-- start of Source excerpt --

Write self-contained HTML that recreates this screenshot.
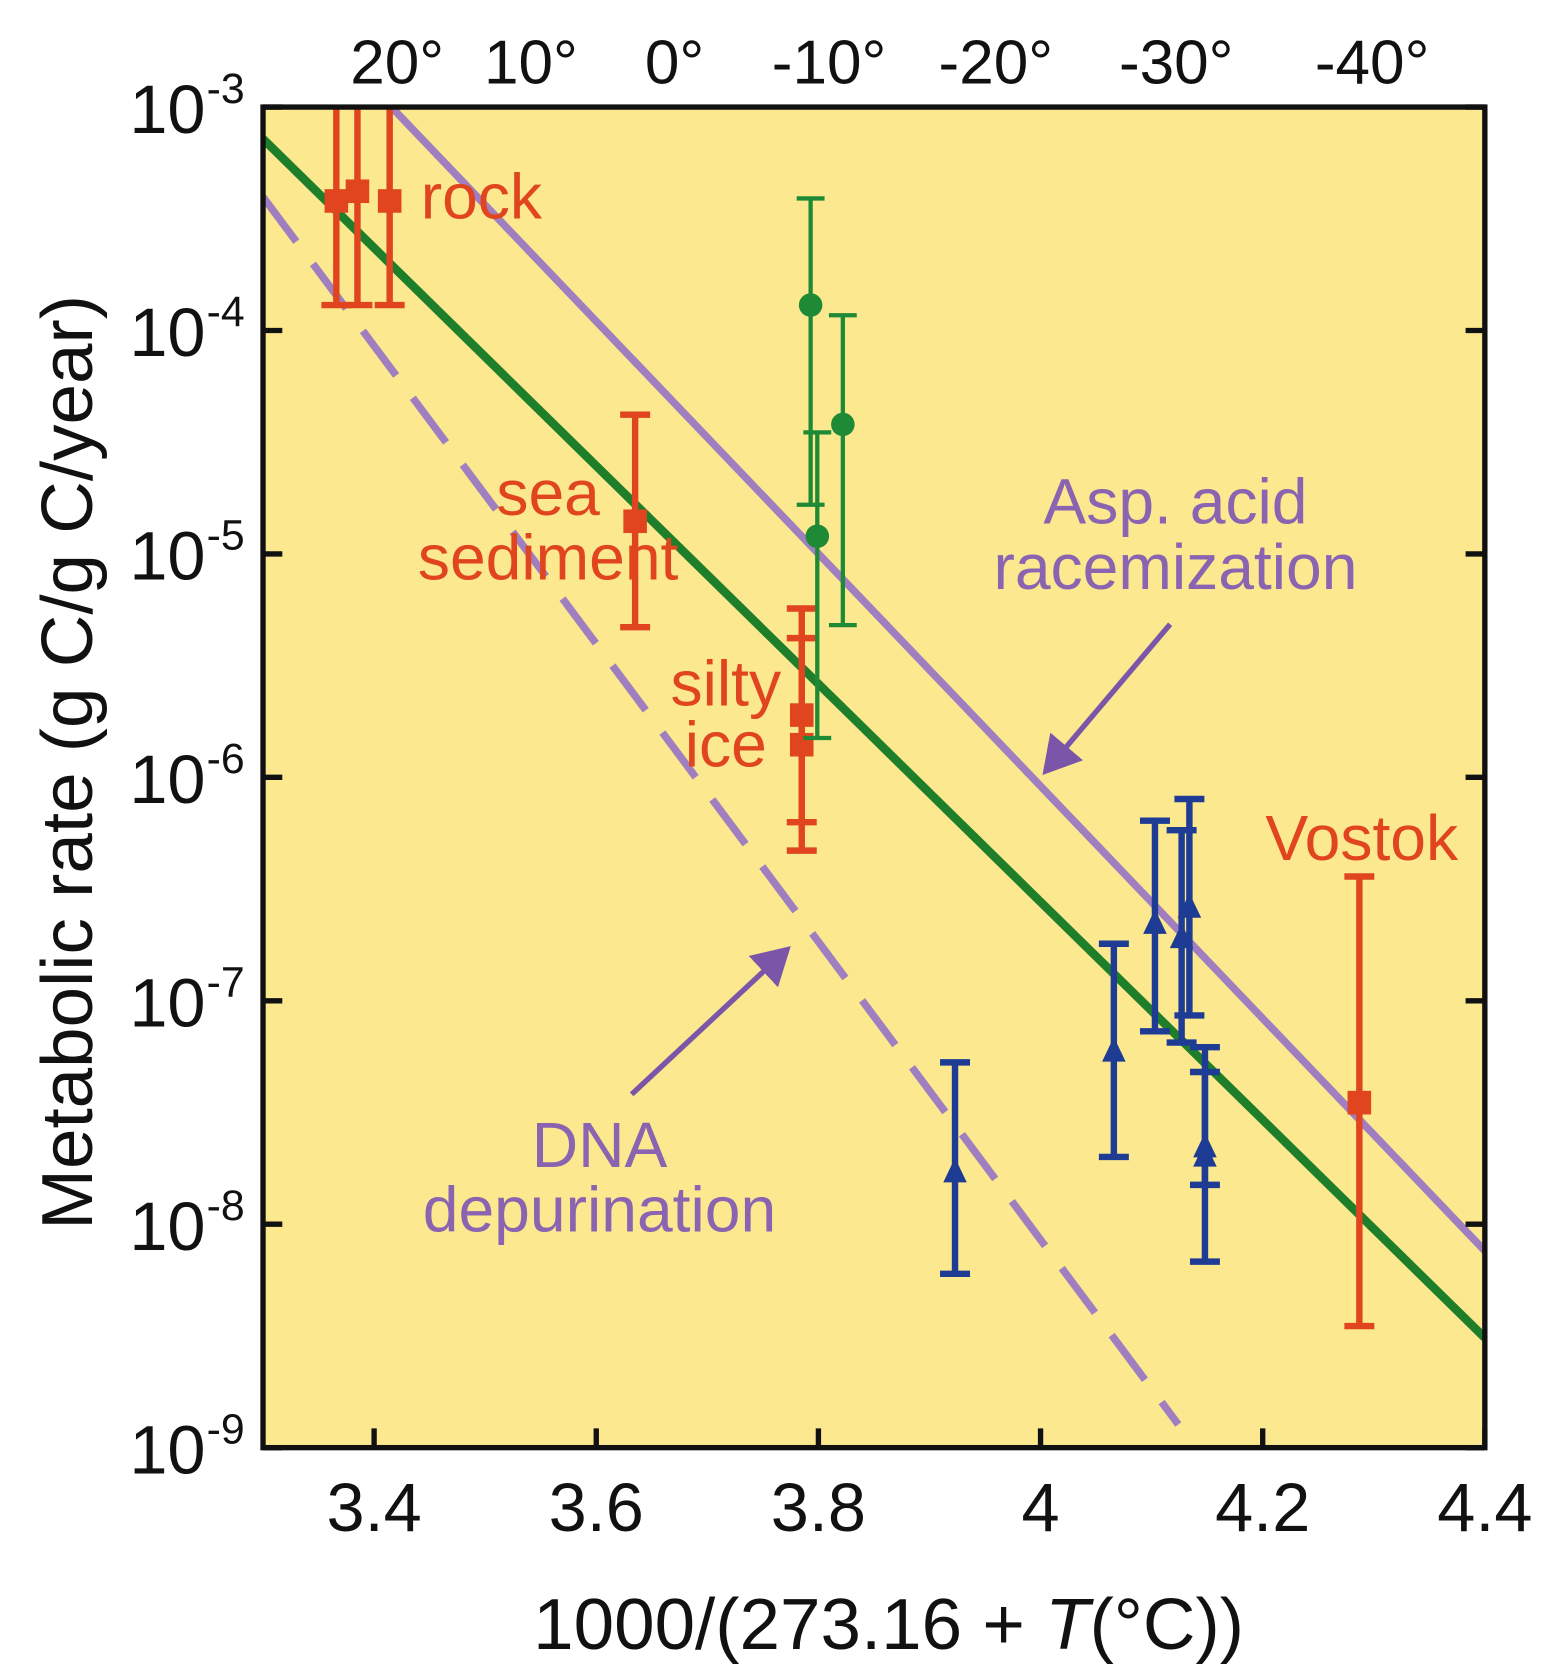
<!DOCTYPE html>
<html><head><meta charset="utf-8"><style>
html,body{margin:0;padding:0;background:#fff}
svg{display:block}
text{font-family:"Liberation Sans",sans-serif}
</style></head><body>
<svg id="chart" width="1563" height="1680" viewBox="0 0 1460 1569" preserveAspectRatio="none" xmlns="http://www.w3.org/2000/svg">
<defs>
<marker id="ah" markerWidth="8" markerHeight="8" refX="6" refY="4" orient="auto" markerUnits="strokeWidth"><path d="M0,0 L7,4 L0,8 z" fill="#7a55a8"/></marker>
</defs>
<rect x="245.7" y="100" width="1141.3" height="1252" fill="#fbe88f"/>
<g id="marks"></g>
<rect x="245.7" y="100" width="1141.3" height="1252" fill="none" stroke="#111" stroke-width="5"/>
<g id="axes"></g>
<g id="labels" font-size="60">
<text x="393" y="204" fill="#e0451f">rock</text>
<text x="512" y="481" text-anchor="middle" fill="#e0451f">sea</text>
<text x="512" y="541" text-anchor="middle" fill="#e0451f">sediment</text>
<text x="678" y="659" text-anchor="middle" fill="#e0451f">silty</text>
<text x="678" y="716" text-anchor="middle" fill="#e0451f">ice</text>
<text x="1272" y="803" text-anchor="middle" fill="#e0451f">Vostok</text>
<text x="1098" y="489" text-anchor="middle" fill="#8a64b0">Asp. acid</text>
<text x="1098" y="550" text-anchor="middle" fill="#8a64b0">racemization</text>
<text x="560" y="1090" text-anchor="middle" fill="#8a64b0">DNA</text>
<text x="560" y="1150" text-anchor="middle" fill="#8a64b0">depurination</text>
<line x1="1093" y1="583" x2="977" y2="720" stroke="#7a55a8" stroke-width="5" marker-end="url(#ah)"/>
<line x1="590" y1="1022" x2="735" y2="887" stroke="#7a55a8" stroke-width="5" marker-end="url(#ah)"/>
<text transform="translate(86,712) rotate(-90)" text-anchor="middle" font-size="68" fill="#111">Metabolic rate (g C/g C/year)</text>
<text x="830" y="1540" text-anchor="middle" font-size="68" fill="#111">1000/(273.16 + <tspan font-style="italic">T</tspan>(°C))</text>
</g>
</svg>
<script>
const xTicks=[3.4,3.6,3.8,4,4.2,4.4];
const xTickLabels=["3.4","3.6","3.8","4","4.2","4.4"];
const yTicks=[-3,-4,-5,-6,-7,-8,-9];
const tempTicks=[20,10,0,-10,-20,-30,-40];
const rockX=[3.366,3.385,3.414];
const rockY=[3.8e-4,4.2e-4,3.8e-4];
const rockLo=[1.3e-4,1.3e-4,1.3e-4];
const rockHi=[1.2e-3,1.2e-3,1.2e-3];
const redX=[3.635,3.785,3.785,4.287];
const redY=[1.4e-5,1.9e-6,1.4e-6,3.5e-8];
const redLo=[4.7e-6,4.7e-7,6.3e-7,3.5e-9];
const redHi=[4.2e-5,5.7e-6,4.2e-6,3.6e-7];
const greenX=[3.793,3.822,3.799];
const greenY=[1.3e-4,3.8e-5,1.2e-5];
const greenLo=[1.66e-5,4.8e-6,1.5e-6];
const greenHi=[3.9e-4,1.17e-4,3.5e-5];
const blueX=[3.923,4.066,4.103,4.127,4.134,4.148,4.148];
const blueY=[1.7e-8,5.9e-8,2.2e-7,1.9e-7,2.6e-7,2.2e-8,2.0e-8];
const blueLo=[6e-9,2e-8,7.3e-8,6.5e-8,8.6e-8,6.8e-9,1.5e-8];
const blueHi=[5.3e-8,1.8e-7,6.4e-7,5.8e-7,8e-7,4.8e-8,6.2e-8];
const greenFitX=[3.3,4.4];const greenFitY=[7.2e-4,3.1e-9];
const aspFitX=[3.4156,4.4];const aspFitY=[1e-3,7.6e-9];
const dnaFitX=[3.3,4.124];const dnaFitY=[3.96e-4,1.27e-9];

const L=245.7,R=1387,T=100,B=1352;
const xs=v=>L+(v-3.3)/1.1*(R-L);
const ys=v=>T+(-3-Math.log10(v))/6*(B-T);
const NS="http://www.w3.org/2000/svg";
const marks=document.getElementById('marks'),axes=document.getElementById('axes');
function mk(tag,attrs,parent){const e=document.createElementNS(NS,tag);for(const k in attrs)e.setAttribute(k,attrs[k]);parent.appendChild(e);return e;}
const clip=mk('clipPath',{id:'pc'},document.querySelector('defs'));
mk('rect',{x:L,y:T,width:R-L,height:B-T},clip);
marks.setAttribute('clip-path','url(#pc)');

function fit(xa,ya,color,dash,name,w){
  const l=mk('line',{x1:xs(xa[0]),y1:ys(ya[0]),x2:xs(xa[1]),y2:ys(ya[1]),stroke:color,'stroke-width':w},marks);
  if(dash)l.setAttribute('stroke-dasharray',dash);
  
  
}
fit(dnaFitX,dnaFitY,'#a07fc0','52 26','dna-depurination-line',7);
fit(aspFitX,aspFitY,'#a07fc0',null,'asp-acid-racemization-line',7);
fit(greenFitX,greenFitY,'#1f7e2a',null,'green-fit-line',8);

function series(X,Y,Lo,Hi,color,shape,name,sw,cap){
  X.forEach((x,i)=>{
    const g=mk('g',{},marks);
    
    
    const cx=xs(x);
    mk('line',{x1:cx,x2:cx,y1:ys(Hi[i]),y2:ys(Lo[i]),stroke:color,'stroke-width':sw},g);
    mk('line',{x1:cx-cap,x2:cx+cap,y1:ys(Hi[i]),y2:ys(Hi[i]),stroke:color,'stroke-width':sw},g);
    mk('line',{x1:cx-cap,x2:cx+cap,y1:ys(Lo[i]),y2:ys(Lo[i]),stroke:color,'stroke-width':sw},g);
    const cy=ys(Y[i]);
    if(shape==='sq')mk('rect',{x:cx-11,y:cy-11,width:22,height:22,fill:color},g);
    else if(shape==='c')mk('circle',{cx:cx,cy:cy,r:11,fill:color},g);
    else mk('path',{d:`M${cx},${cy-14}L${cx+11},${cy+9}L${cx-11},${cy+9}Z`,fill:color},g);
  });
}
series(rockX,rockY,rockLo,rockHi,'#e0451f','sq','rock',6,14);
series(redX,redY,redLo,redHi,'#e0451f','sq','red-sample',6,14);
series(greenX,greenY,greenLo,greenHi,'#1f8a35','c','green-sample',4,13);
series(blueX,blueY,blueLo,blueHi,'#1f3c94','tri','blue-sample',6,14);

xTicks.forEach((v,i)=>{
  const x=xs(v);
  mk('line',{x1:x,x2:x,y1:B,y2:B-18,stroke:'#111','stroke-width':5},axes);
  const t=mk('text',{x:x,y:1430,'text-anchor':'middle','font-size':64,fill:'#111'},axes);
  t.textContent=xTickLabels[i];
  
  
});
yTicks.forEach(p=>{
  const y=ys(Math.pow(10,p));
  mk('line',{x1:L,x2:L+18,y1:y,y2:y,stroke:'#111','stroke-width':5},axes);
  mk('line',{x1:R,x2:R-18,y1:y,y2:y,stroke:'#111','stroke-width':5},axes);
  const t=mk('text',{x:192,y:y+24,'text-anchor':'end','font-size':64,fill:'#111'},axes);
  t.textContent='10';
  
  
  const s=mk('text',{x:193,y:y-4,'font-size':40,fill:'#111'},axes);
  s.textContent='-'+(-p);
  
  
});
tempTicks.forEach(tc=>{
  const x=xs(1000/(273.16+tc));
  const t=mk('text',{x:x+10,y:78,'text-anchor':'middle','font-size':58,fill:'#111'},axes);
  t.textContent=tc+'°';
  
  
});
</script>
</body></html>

-- end of Source excerpt --

▶ [Task details]
Transcribe the full listing character for character. Pictures are excluded.

▶ [Exercise output]
Write self-contained HTML that recreates this screenshot.
<!DOCTYPE html>
<html><head><meta charset="utf-8"><style>
html,body{margin:0;padding:0;background:#fff}
svg{display:block}
text{font-family:"Liberation Sans",sans-serif}
</style></head><body>
<svg id="chart" width="1563" height="1680" viewBox="0 0 1460 1569" preserveAspectRatio="none" xmlns="http://www.w3.org/2000/svg">
<defs>
<marker id="ah" markerWidth="8" markerHeight="8" refX="6" refY="4" orient="auto" markerUnits="strokeWidth"><path d="M0,0 L7,4 L0,8 z" fill="#7a55a8"/></marker>
</defs>
<rect x="245.7" y="100" width="1141.3" height="1252" fill="#fbe88f"/>
<g id="marks"></g>
<rect x="245.7" y="100" width="1141.3" height="1252" fill="none" stroke="#111" stroke-width="5"/>
<g id="axes"></g>
<g id="labels" font-size="60">
<text x="393" y="204" fill="#e0451f">rock</text>
<text x="512" y="481" text-anchor="middle" fill="#e0451f">sea</text>
<text x="512" y="541" text-anchor="middle" fill="#e0451f">sediment</text>
<text x="678" y="659" text-anchor="middle" fill="#e0451f">silty</text>
<text x="678" y="716" text-anchor="middle" fill="#e0451f">ice</text>
<text x="1272" y="803" text-anchor="middle" fill="#e0451f">Vostok</text>
<text x="1098" y="489" text-anchor="middle" fill="#8a64b0">Asp. acid</text>
<text x="1098" y="550" text-anchor="middle" fill="#8a64b0">racemization</text>
<text x="560" y="1090" text-anchor="middle" fill="#8a64b0">DNA</text>
<text x="560" y="1150" text-anchor="middle" fill="#8a64b0">depurination</text>
<line x1="1093" y1="583" x2="977" y2="720" stroke="#7a55a8" stroke-width="5" marker-end="url(#ah)"/>
<line x1="590" y1="1022" x2="735" y2="887" stroke="#7a55a8" stroke-width="5" marker-end="url(#ah)"/>
<text transform="translate(86,712) rotate(-90)" text-anchor="middle" font-size="68" fill="#111">Metabolic rate (g C/g C/year)</text>
<text x="830" y="1540" text-anchor="middle" font-size="68" fill="#111">1000/(273.16 + <tspan font-style="italic">T</tspan>(°C))</text>
</g>
</svg>
<script>
const xTicks=[3.4,3.6,3.8,4,4.2,4.4];
const xTickLabels=["3.4","3.6","3.8","4","4.2","4.4"];
const yTicks=[-3,-4,-5,-6,-7,-8,-9];
const tempTicks=[20,10,0,-10,-20,-30,-40];
const rockX=[3.366,3.385,3.414];
const rockY=[3.8e-4,4.2e-4,3.8e-4];
const rockLo=[1.3e-4,1.3e-4,1.3e-4];
const rockHi=[1.2e-3,1.2e-3,1.2e-3];
const redX=[3.635,3.785,3.785,4.287];
const redY=[1.4e-5,1.9e-6,1.4e-6,3.5e-8];
const redLo=[4.7e-6,4.7e-7,6.3e-7,3.5e-9];
const redHi=[4.2e-5,5.7e-6,4.2e-6,3.6e-7];
const greenX=[3.793,3.822,3.799];
const greenY=[1.3e-4,3.8e-5,1.2e-5];
const greenLo=[1.66e-5,4.8e-6,1.5e-6];
const greenHi=[3.9e-4,1.17e-4,3.5e-5];
const blueX=[3.923,4.066,4.103,4.127,4.134,4.148,4.148];
const blueY=[1.7e-8,5.9e-8,2.2e-7,1.9e-7,2.6e-7,2.2e-8,2.0e-8];
const blueLo=[6e-9,2e-8,7.3e-8,6.5e-8,8.6e-8,6.8e-9,1.5e-8];
const blueHi=[5.3e-8,1.8e-7,6.4e-7,5.8e-7,8e-7,4.8e-8,6.2e-8];
const greenFitX=[3.3,4.4];const greenFitY=[7.2e-4,3.1e-9];
const aspFitX=[3.4156,4.4];const aspFitY=[1e-3,7.6e-9];
const dnaFitX=[3.3,4.124];const dnaFitY=[3.96e-4,1.27e-9];

const L=245.7,R=1387,T=100,B=1352;
const xs=v=>L+(v-3.3)/1.1*(R-L);
const ys=v=>T+(-3-Math.log10(v))/6*(B-T);
const NS="http://www.w3.org/2000/svg";
const marks=document.getElementById('marks'),axes=document.getElementById('axes');
function mk(tag,attrs,parent){const e=document.createElementNS(NS,tag);for(const k in attrs)e.setAttribute(k,attrs[k]);parent.appendChild(e);return e;}
const clip=mk('clipPath',{id:'pc'},document.querySelector('defs'));
mk('rect',{x:L,y:T,width:R-L,height:B-T},clip);
marks.setAttribute('clip-path','url(#pc)');

function fit(xa,ya,color,dash,name,w){
  const l=mk('line',{x1:xs(xa[0]),y1:ys(ya[0]),x2:xs(xa[1]),y2:ys(ya[1]),stroke:color,'stroke-width':w},marks);
  if(dash)l.setAttribute('stroke-dasharray',dash);
  
  
}
fit(dnaFitX,dnaFitY,'#a07fc0','52 26','dna-depurination-line',7);
fit(aspFitX,aspFitY,'#a07fc0',null,'asp-acid-racemization-line',7);
fit(greenFitX,greenFitY,'#1f7e2a',null,'green-fit-line',8);

function series(X,Y,Lo,Hi,color,shape,name,sw,cap){
  X.forEach((x,i)=>{
    const g=mk('g',{},marks);
    
    
    const cx=xs(x);
    mk('line',{x1:cx,x2:cx,y1:ys(Hi[i]),y2:ys(Lo[i]),stroke:color,'stroke-width':sw},g);
    mk('line',{x1:cx-cap,x2:cx+cap,y1:ys(Hi[i]),y2:ys(Hi[i]),stroke:color,'stroke-width':sw},g);
    mk('line',{x1:cx-cap,x2:cx+cap,y1:ys(Lo[i]),y2:ys(Lo[i]),stroke:color,'stroke-width':sw},g);
    const cy=ys(Y[i]);
    if(shape==='sq')mk('rect',{x:cx-11,y:cy-11,width:22,height:22,fill:color},g);
    else if(shape==='c')mk('circle',{cx:cx,cy:cy,r:11,fill:color},g);
    else mk('path',{d:`M${cx},${cy-14}L${cx+11},${cy+9}L${cx-11},${cy+9}Z`,fill:color},g);
  });
}
series(rockX,rockY,rockLo,rockHi,'#e0451f','sq','rock',6,14);
series(redX,redY,redLo,redHi,'#e0451f','sq','red-sample',6,14);
series(greenX,greenY,greenLo,greenHi,'#1f8a35','c','green-sample',4,13);
series(blueX,blueY,blueLo,blueHi,'#1f3c94','tri','blue-sample',6,14);

xTicks.forEach((v,i)=>{
  const x=xs(v);
  mk('line',{x1:x,x2:x,y1:B,y2:B-18,stroke:'#111','stroke-width':5},axes);
  const t=mk('text',{x:x,y:1430,'text-anchor':'middle','font-size':64,fill:'#111'},axes);
  t.textContent=xTickLabels[i];
  
  
});
yTicks.forEach(p=>{
  const y=ys(Math.pow(10,p));
  mk('line',{x1:L,x2:L+18,y1:y,y2:y,stroke:'#111','stroke-width':5},axes);
  mk('line',{x1:R,x2:R-18,y1:y,y2:y,stroke:'#111','stroke-width':5},axes);
  const t=mk('text',{x:192,y:y+24,'text-anchor':'end','font-size':64,fill:'#111'},axes);
  t.textContent='10';
  
  
  const s=mk('text',{x:193,y:y-4,'font-size':40,fill:'#111'},axes);
  s.textContent='-'+(-p);
  
  
});
tempTicks.forEach(tc=>{
  const x=xs(1000/(273.16+tc));
  const t=mk('text',{x:x+10,y:78,'text-anchor':'middle','font-size':58,fill:'#111'},axes);
  t.textContent=tc+'°';
  
  
});
</script>
</body></html>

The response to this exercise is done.